### [Work to do]
Without the pictures, extract every line from the start of the material to the line containing "import pandas as pd", both ends included.

### [Data]
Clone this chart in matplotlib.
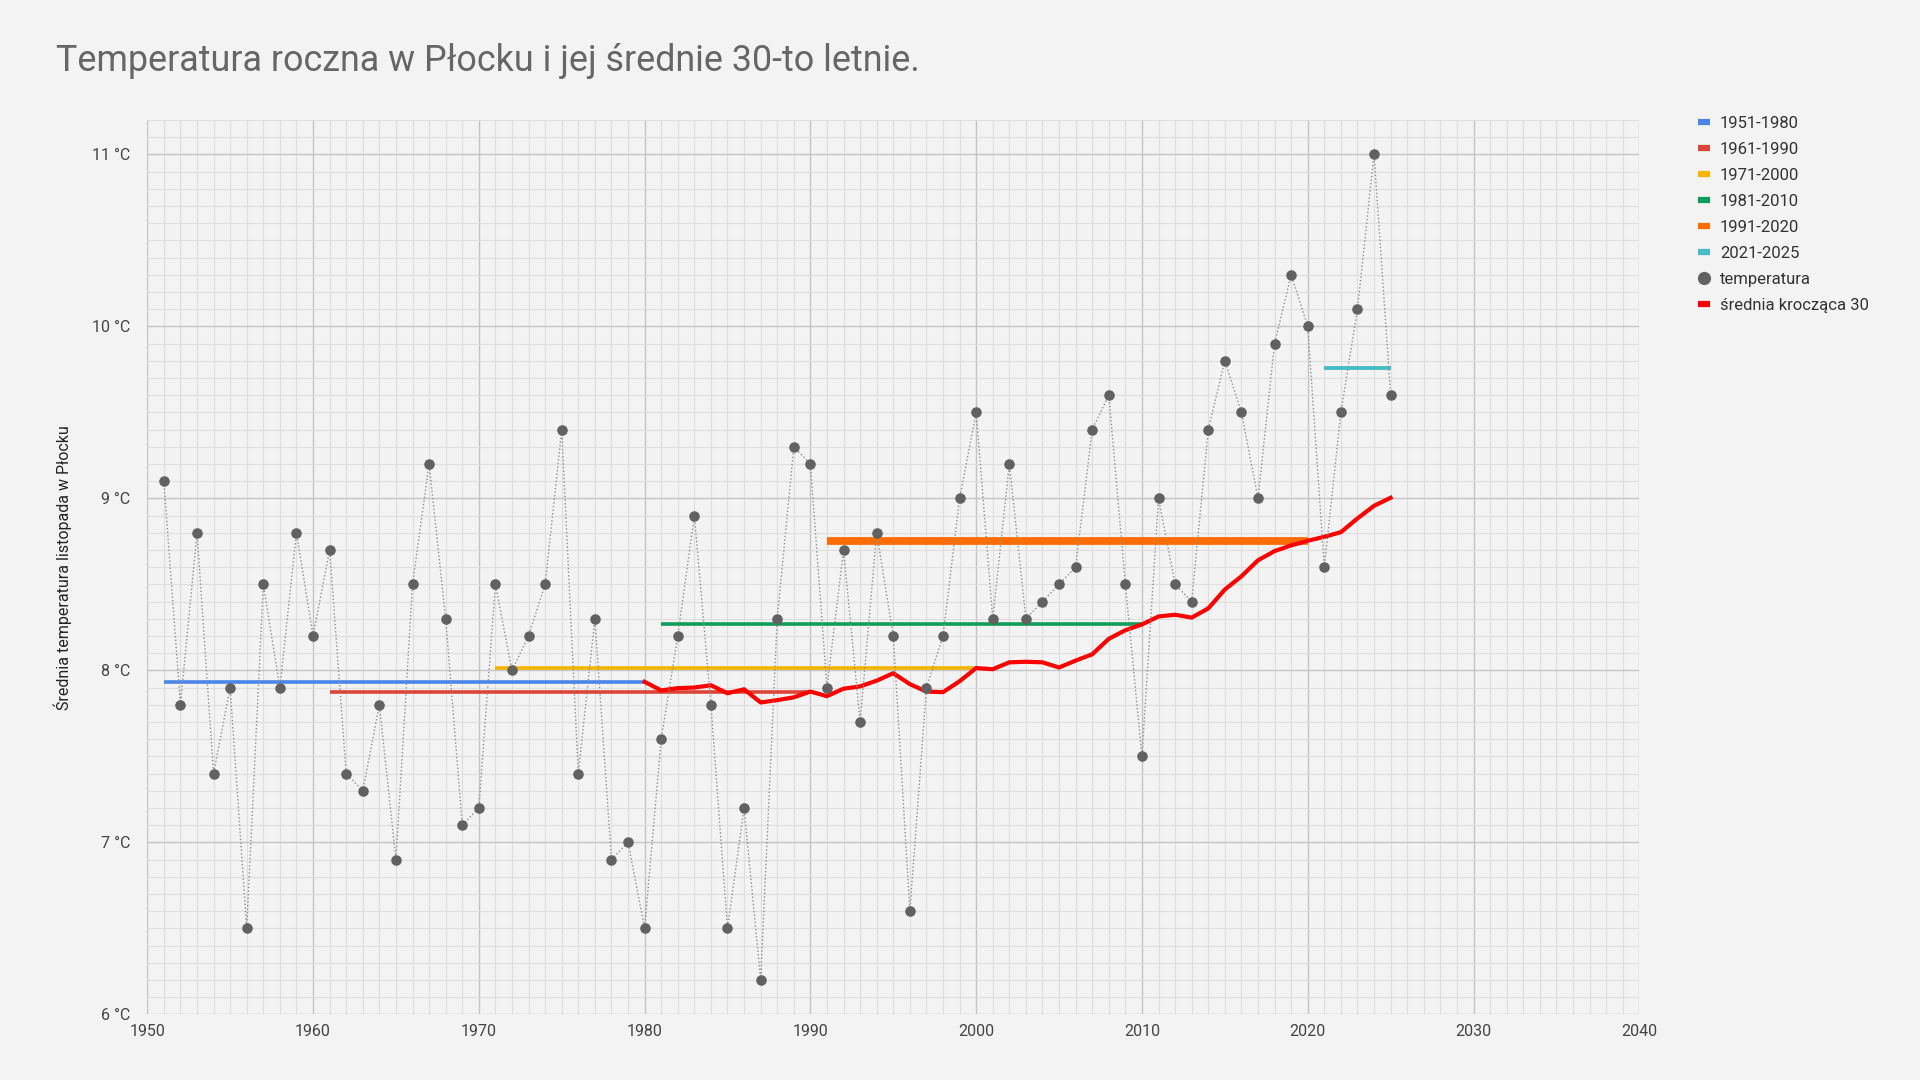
import matplotlib
matplotlib.use("Agg")
import matplotlib.pyplot as plt
from matplotlib.lines import Line2D
from matplotlib.ticker import MultipleLocator, FuncFormatter
import numpy as np
import pandas as pd

# Średnia temperatura listopada w Płocku
years = list(range(1951, 2026))
temps = [
    9.1, 7.8, 8.8, 7.4, 7.9, 6.5, 8.5, 7.9, 8.8, 8.2,   # 1951-1960
    8.7, 7.4, 7.3, 7.8, 6.9, 8.5, 9.2, 8.3, 7.1, 7.2,   # 1961-1970
    8.5, 8.0, 8.2, 8.5, 9.4, 7.4, 8.3, 6.9, 7.0, 6.5,   # 1971-1980
    7.6, 8.2, 8.9, 7.8, 6.5, 7.2, 6.2, 8.3, 9.3, 9.2,   # 1981-1990
    7.9, 8.7, 7.7, 8.8, 8.2, 6.6, 7.9, 8.2, 9.0, 9.5,   # 1991-2000
    8.3, 9.2, 8.3, 8.4, 8.5, 8.6, 9.4, 9.6, 8.5, 7.5,   # 2001-2010
    9.0, 8.5, 8.4, 9.4, 9.8, 9.5, 9.0, 9.9, 10.3, 10.0, # 2011-2020
    8.6, 9.5, 10.1, 11.0, 9.6,                          # 2021-2025
]

period_starts = [1951, 1961, 1971, 1981, 1991, 2021]
period_ends = [1980, 1990, 2000, 2010, 2020, 2025]
period_colors = ["#4a86e8", "#db4437", "#f4b400", "#0f9d58", "#ff6d01", "#46bdc6"]
period_widths = [2.6, 2.6, 2.6, 2.6, 5.6, 2.8]

rolling_window = 30

plt.rcParams["font.family"] = ["Roboto", "DejaVu Sans"]

s = pd.Series(temps, index=years)
rolling = s.rolling(rolling_window).mean()

fig = plt.figure(figsize=(19.2, 10.8), dpi=100)
fig.patch.set_facecolor("#f3f3f3")
ax = fig.add_axes([0.0767, 0.0608, 0.7771, 0.8281])
ax.set_facecolor("#f3f3f3")

# linie średnich okresowych
handles = []
for start, end, col, lw in zip(period_starts, period_ends, period_colors, period_widths):
    mean = s.loc[start:end].mean()
    ax.plot([start, end], [mean, mean], color=col, lw=lw, solid_capstyle="butt", zorder=3)
    handles.append(Line2D([], [], color=col, lw=4.5, solid_capstyle="butt"))

# średnia krocząca
rm = rolling.dropna()
ax.plot(rm.index, rm.values, color="#ff0000", lw=3.0, zorder=4, solid_joinstyle="round")

# temperatura roczna
ax.plot(years, temps, color="#8c8c8c", lw=1.0, linestyle=(0, (1, 1.6)), zorder=5)
ax.plot(years, temps, "o", color="#616161", markersize=7.6, markeredgewidth=0, zorder=6)

handles.append(Line2D([], [], marker="o", color="#616161", linestyle="none",
                      markersize=9.5, markeredgewidth=0))
handles.append(Line2D([], [], color="#ff0000", lw=4.5, solid_capstyle="butt"))
labels = [f"{a}-{b}" for a, b in zip(period_starts, period_ends)]
labels += ["temperatura", "średnia krocząca 30"]

ax.set_xlim(1950, 2040)
ax.set_ylim(6, 11.2)
ax.xaxis.set_major_locator(MultipleLocator(10))
ax.xaxis.set_minor_locator(MultipleLocator(1))
ax.yaxis.set_major_locator(MultipleLocator(1))
ax.yaxis.set_minor_locator(MultipleLocator(0.1))
ax.yaxis.set_major_formatter(FuncFormatter(lambda v, p: f"{int(round(v))} °C"))
ax.grid(which="major", color="#c4c4c4", lw=1.0, zorder=0)
ax.grid(which="minor", color="#dedede", lw=0.8, zorder=0)
ax.set_axisbelow(True)
for sp in ax.spines.values():
    sp.set_visible(False)
ax.tick_params(which="both", length=0)
ax.tick_params(axis="x", labelsize=11.5, labelcolor="#444444", pad=7)
ax.tick_params(axis="y", labelsize=11.5, labelcolor="#444444", pad=12)

ax.set_ylabel("Średnia temperatura listopada w Płocku", fontsize=11.5, color="#222222", labelpad=15)

fig.text(0.029, 0.934, "Temperatura roczna w Płocku i jej średnie 30-to letnie.",
         fontsize=25.8, color="#666666", ha="left", va="baseline")

fig.legend(handles, labels, loc="upper left", bbox_to_anchor=(0.8845, 0.893),
           frameon=False, fontsize=12, handlelength=0.7, handletextpad=0.6,
           labelspacing=0.66, borderpad=0, borderaxespad=0, labelcolor="#333333")

fig.savefig("out.png", dpi=100, facecolor=fig.get_facecolor())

### [Result of the exercise]
Clone this chart in matplotlib.
import matplotlib
matplotlib.use("Agg")
import matplotlib.pyplot as plt
from matplotlib.lines import Line2D
from matplotlib.ticker import MultipleLocator, FuncFormatter
import numpy as np
import pandas as pd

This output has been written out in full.